Прежде могло ли это быть? Все было легко. «Есть междучелюстная кость?» – Есть – скот, нет – человек. «Есть душа?» – Есть – человек, нет – скот. – Были признаки несколько щекотливые, но верные в отношении к прекрасному полу животных и людей. Всё ниспровергнули вместе с незыблемыми авторитетами, благочестивым послушанием и послушным благочестием! Какое, кажется, дело было Гёте, поэту и консерватору, найти междучелюстную кость у человека, а нашел. Другие ученые, жившие в большой близости с орангутангами и жоко, нашли у них признаки, отрицаемые прежней наукой, – и разболтали… Весь этот беспорядок произошел от немецких теорий и французских практик; они подняли все дрожжи со дна общественного быта и со дна сознания человеческого; все и пошло бродить, мир очутился hors des gonds[27]. Возьмешь предмет и не знаешь потом, откуда и как начать.
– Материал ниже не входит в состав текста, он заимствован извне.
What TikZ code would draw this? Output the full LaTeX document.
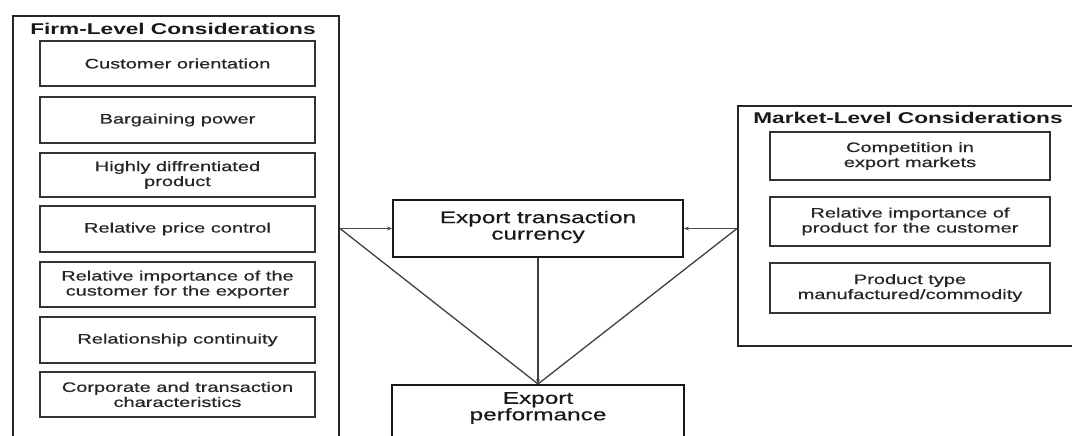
\documentclass[tikz,border=0pt]{standalone}
\usepackage{fontspec}
\usetikzlibrary{arrows.meta}
\newfontfamily\dfont[FakeStretch=1.45,FakeBold=0.6]{Liberation Sans}
\newfontfamily\tfont[FakeStretch=1.45]{Liberation Sans Bold}
\begin{document}
\begin{tikzpicture}[x=1pt,y=-1pt,
  outerbox/.style={draw=black!85, line width=2pt, anchor=north west, inner sep=0pt},
  inbox/.style={draw=black!80, line width=1.3pt, minimum width=#1, align=center, inner sep=0pt,
     font=\dfont\fontsize{13.8}{15}\selectfont, text=black!85},
  inbox/.default=275,
  ttl/.style={font=\tfont\fontsize{15.6}{17}\selectfont, text=black!90, inner sep=0pt},
  mainbox/.style={draw=black!90, line width=2pt, minimum width=290, inner sep=0pt},
  maintext/.style={font=\dfont\fontsize{16.8}{16.5}\selectfont, align=center, text=black!90, inner sep=0pt},
  conn/.style={draw=black!70, line width=1pt},
  diag/.style={draw=black!75, line width=1.3pt},
  tip/.style={-{Stealth[length=5pt,width=4pt]}}
]
\useasboundingbox (0,0) rectangle (1072,436);
\clip (0,0) rectangle (1072,436);

% Firm-level outer box
\node[outerbox, minimum width=326, minimum height=460] (firm) at (12,15) {};
\node[ttl] (firmtitle) at (173,29) {Firm-Level Considerations};

\node[inbox, minimum height=45] (f1) at (177.5,63.5) {Customer orientation};
\node[inbox, minimum height=46] (f2) at (177.5,120) {Bargaining power};
\node[inbox, minimum height=44] (f3) at (177.5,175) {Highly diffrentiated\\product};
\node[inbox, minimum height=46] (f4) at (177.5,229) {Relative price control};
\node[inbox, minimum height=45] (f5) at (177.5,284.5) {Relative importance of the\\customer for the exporter};
\node[inbox, minimum height=46] (f6) at (177.5,340) {Relationship continuity};
\node[inbox, minimum height=45] (f7) at (177.5,394.5) {Corporate and transaction\\characteristics};

% Market-level outer box
\node[outerbox, minimum width=400, minimum height=240] (market) at (737,105) {};
\node[ttl] (markettitle) at (908,118) {Market-Level Considerations};

\node[inbox=280, minimum height=48] (m1) at (910,156) {Competition in\\export markets};
\node[inbox=280, minimum height=49] (m2) at (910,221.5) {Relative importance of\\product for the customer};
\node[inbox=280, minimum height=50] (m3) at (910,288) {Product type\\manufactured/commodity};

% Central boxes
\node[mainbox, minimum height=57] (cur) at (538,228.5) {};
\node[maintext] (curtext) at (538,227) {Export transaction\\currency};
\node[mainbox, minimum width=292, minimum height=100, anchor=north] (perf) at (538,384) {};
\node[maintext, anchor=north] (perftext) at (538,392) {Export\\performance};

% Connectors
\coordinate (lf) at (cur.west -| firm.east);
\coordinate (rm) at (cur.east -| market.west);
\draw[conn, tip] (lf) -- (cur.west);
\draw[conn, tip] (rm) -- (cur.east);
\draw[diag] (lf) -- (perf.north);
\draw[diag] (rm) -- (perf.north);
\draw[diag, tip] (cur.south) -- (perf.north);
\end{tikzpicture}
\end{document}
Мне захотелось, например, сказать несколько слов о здешних театрах. Кажется, дело простое. В прежнее время, не говоря худого слова, я начал бы с того, что в Париже театров двадцать три, что Терпсихора цветет там-то, но что истинные поклонники Талии там-то, хотя великая жрица Мельпомены увлекает туда-то, – и всем сестрам по серьгам. А теперь, чтоб сказать со смыслом пять слов о Фредерике Леметре и Левассоре, мне нужно начать чуть не с Фредерика Барбароссы, и по крайней мере с того Левассёра, который сидел в Конвенте.
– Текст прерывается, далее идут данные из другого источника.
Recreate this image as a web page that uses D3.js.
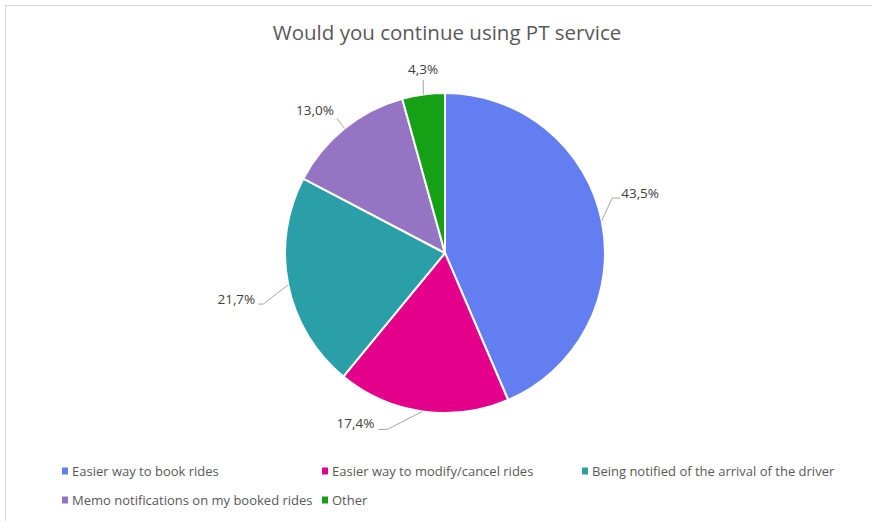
<!DOCTYPE html>
<html>
<head>
<meta charset="utf-8">
<script src="https://cdn.jsdelivr.net/npm/d3@7"></script>
<style>
  html, body { margin: 0; padding: 0; background: #fff; }
  svg { display: block; }
  text { font-family: "Open Sans", "Noto Sans", sans-serif; }
</style>
</head>
<body>
<svg id="chart" width="872" height="521"></svg>
<script>
const title = "Would you continue using PT service";
const categories = [
  "Easier way to book rides",
  "Easier way to modify/cancel rides",
  "Being notified of the arrival of the driver",
  "Memo notifications on my booked rides",
  "Other"
];
const values = [43.5, 17.4, 21.7, 13.0, 4.3];
const colors = ["#637EF0", "#E5008B", "#2B9FA7", "#9574C3", "#16A016"];

// label leader layout (elbow polar position in degrees / radius factor, text offsets)
const labelLayout = [
  { a: 71.8, rf: 1.10, hx: 8, tx: 9, ty: 0, anchor: "start" },
  { a: 198.1, rf: 1.16, hx: -9, tx: -13, ty: -1, anchor: "end" },
  { a: 254.3, rf: 1.18, hx: -5, tx: -8, ty: 0, anchor: "end" },
  { a: 321.3, rf: 1.08, hx: 0, tx: -22, ty: -3, anchor: "middle" },
  { a: 352.8, rf: 1.09, hx: 0, tx: 0, ty: -6, anchor: "middle" }
];

const svg = d3.select("#chart");
const W = 872, H = 521;

// frame
svg.append("rect").attr("x", 5.5).attr("y", 5.5).attr("width", W).attr("height", H)
  .attr("fill", "#fff").attr("stroke", "#d9d9d9").attr("stroke-width", 1);

svg.append("text").attr("x", 447).attr("y", 40).attr("text-anchor", "middle")
  .attr("font-size", 20.5).attr("fill", "#595959").text(title);

const cx = 445, cy = 253, R = 160;
const g = svg.append("g").attr("transform", `translate(${cx},${cy})`);
const pie = d3.pie().sort(null).value(d => d)(values);
const arc = d3.arc().innerRadius(0).outerRadius(R);

g.selectAll("path.slice").data(pie).join("path")
  .attr("class", "slice")
  .attr("d", arc)
  .attr("fill", (d, i) => colors[i])
  .attr("stroke", "#fff").attr("stroke-width", 2).attr("stroke-linejoin", "round");

const fmt = v => v.toFixed(1).replace(".", ",") + "%";
const polar = (ang, r) => [r * Math.sin(ang), -r * Math.cos(ang)];

pie.forEach((d, i) => {
  const L = labelLayout[i];
  const mid = (d.startAngle + d.endAngle) / 2;
  const p0 = polar(mid, R);
  const e = polar(L.a * Math.PI / 180, R * L.rf);
  const pts = [p0, e];
  if (L.hx) pts.push([e[0] + L.hx, e[1]]);
  g.append("path").attr("d", d3.line()(pts))
    .attr("fill", "none").attr("stroke", "#a6a6a6").attr("stroke-width", 1);
  g.append("text").attr("x", e[0] + L.tx).attr("y", e[1] + L.ty)
    .attr("text-anchor", L.anchor).attr("font-size", 13.5).attr("fill", "#404040")
    .text(fmt(values[i]));
});

// legend: 3 columns
const lg = svg.append("g");
const colW = 260, rowH = 29, lx0 = 62, ly0 = 471;
categories.forEach((c, i) => {
  const col = i % 3, row = Math.floor(i / 3);
  const x = lx0 + col * colW, y = ly0 + row * rowH;
  lg.append("rect").attr("x", x).attr("y", y - 3.5).attr("width", 6).attr("height", 7)
    .attr("fill", colors[i]);
  lg.append("text").attr("x", x + 10).attr("y", y + 4.5)
    .attr("font-size", 13).attr("fill", "#595959").text(c);
});
</script>
</body>
</html>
Нельзя понять парижских театров, не пустившись в глубокомысленные рассуждения à la Сиэс о том, ce que c’est que le tiers état?[28] Вы идете сегодня в один театр – спектакль неудачный (т. е. неудачный выбор пьес, играют здесь везде хорошо); вы идете на другой день в другой театр – та же беда, то же в десятый день, в двадцатый. Только изредка мелькнет изящный водевиль, милая шутка или старик Корнель со стариком Расином величаво пройдут, опираясь на молодую Рашель и свидетельствуя в пользу своего времени. – Между тем театры полны, длинные «хвосты» тянутся с пяти часов у входа. Стало, парижане поглупели, потеряли вкус и образование; заключение основательное, приятное и которое, я уверен, многим очень понравится; остается узнать, так ли на самом деле; остается узнать, весь ли Париж выражают театры, и какой Париж – Париж, стоящий за ценc,или Париж, стоящий за ценсом;это различие первой важности.
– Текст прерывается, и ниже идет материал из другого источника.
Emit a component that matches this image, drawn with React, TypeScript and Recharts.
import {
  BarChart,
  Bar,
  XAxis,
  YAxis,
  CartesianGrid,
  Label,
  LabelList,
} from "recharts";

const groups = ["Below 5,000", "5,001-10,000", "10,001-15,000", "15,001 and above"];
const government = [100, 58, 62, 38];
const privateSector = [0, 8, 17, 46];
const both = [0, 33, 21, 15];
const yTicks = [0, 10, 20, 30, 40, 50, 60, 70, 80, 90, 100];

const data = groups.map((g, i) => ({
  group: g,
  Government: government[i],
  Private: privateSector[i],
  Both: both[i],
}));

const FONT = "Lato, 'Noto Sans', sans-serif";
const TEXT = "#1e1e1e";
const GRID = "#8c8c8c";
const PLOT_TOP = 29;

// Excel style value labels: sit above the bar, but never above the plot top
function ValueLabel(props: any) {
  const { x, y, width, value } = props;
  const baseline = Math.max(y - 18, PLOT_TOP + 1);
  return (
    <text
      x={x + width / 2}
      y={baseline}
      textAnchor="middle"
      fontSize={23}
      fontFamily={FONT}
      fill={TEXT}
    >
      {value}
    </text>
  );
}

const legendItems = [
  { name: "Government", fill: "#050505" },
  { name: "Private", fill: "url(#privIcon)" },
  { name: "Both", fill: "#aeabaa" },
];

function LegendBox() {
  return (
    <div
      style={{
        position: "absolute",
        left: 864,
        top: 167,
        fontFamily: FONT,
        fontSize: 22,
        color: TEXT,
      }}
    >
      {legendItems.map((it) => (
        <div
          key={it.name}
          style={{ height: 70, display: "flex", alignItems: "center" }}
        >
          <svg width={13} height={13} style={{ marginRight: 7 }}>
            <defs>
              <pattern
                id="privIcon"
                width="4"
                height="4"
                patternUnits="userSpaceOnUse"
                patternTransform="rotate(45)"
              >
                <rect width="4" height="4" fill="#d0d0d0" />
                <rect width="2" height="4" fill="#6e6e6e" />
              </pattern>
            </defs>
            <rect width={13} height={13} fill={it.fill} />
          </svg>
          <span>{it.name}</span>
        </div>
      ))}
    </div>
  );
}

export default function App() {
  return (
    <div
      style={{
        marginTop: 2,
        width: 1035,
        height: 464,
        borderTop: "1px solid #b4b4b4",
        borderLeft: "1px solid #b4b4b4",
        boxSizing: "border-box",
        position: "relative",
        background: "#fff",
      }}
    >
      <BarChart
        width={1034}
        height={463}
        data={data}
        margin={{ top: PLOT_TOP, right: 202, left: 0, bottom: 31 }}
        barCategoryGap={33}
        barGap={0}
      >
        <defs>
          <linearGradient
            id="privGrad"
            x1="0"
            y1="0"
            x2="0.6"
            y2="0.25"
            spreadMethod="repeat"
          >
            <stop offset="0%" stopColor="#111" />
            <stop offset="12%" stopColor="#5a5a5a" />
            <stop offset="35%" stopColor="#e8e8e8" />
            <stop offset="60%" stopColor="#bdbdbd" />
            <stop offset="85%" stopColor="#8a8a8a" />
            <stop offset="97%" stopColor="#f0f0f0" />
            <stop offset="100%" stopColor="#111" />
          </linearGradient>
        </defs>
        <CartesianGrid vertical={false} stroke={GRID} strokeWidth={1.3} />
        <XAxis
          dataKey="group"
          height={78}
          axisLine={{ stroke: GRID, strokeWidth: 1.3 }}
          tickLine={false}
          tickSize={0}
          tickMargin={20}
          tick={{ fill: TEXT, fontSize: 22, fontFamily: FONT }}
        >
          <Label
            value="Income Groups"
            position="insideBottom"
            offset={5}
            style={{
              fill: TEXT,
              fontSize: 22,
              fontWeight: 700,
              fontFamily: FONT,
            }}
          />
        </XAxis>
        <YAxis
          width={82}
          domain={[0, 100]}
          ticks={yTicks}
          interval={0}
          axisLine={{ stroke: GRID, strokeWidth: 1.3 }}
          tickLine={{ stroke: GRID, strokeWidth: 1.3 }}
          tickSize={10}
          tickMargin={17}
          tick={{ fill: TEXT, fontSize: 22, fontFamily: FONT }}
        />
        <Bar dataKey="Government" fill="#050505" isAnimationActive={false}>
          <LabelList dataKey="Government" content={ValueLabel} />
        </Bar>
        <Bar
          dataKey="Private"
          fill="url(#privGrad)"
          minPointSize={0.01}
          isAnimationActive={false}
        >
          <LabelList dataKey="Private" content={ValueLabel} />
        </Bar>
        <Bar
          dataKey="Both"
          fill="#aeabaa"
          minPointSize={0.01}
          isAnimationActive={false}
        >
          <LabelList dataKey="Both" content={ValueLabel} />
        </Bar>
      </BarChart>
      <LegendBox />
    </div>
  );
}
– Знаете ли, что всего более меня удивило в Париже? – «Ипподром? Гизо?» – Нет! – «Елисейские Поля? Депутаты?» – Нет! Работники, швеи, даже слуги, – все эти люди толпы до такой степени в Париже избаловались, что не были бы ни на что похожи, если б действительно не походили на порядочных людей. Здесь трудно найти слугу, который бы веровал в свое призвание, слугу безответного и безвыходного, для которого высшая роскошь сон и высшая нравственность ваши капризы, – слугу, который бы «не рассуждал». Если вы желаете иметь слугу-иностранца, берите немца: немцы охотники служить; берите, пожалуй, англичанина: англичане привыкли к службе, давайте им денег и будете довольны; но француза не советую брать. Француз тоже любит деньги до лихорадочного, судорожного стремления их приобрести; и он совершенно прав: без денег в Париже можно меньше жить, нежели где-нибудь, без денег вообще нет свободного человека, разве в Австралии. Пора бы перестать разглагольствовать о корыстолюбии бедных, пора простить, что голодным хочется есть, что бедняк работает из-за денег, из-за «презренного металла»… Вы не любите денег? Однакож – сознайтесь, немножко – деньги хорошая вещь; я их очень люблю. Дело совсем не в ненависти к деньгам, а в том, что порядочный человек не подчиняет всего им, что у него в груди не все продажное. Француз-слуга будет неутомим, станет работать за троих, но не продаст ни всех удовольствий своих, ни некоторого комфорта в жизни, ни права рассуждать, ни своего point d’honneur[29]; делайте требования, он будет исполнять, но не делайте грубости; впрочем, здесь никто не грубит с прислугой. Портье не потянет шнурка по грубому крику cordon![30] – ему непременно надобно s’il vous plait[31]; до полиции доходили подобные дела, и полиция, вменив в обязанность дворникам отпирать целую ночь дверь, присовокупила совет: шнурок требовать учтиво. О суетные галлы!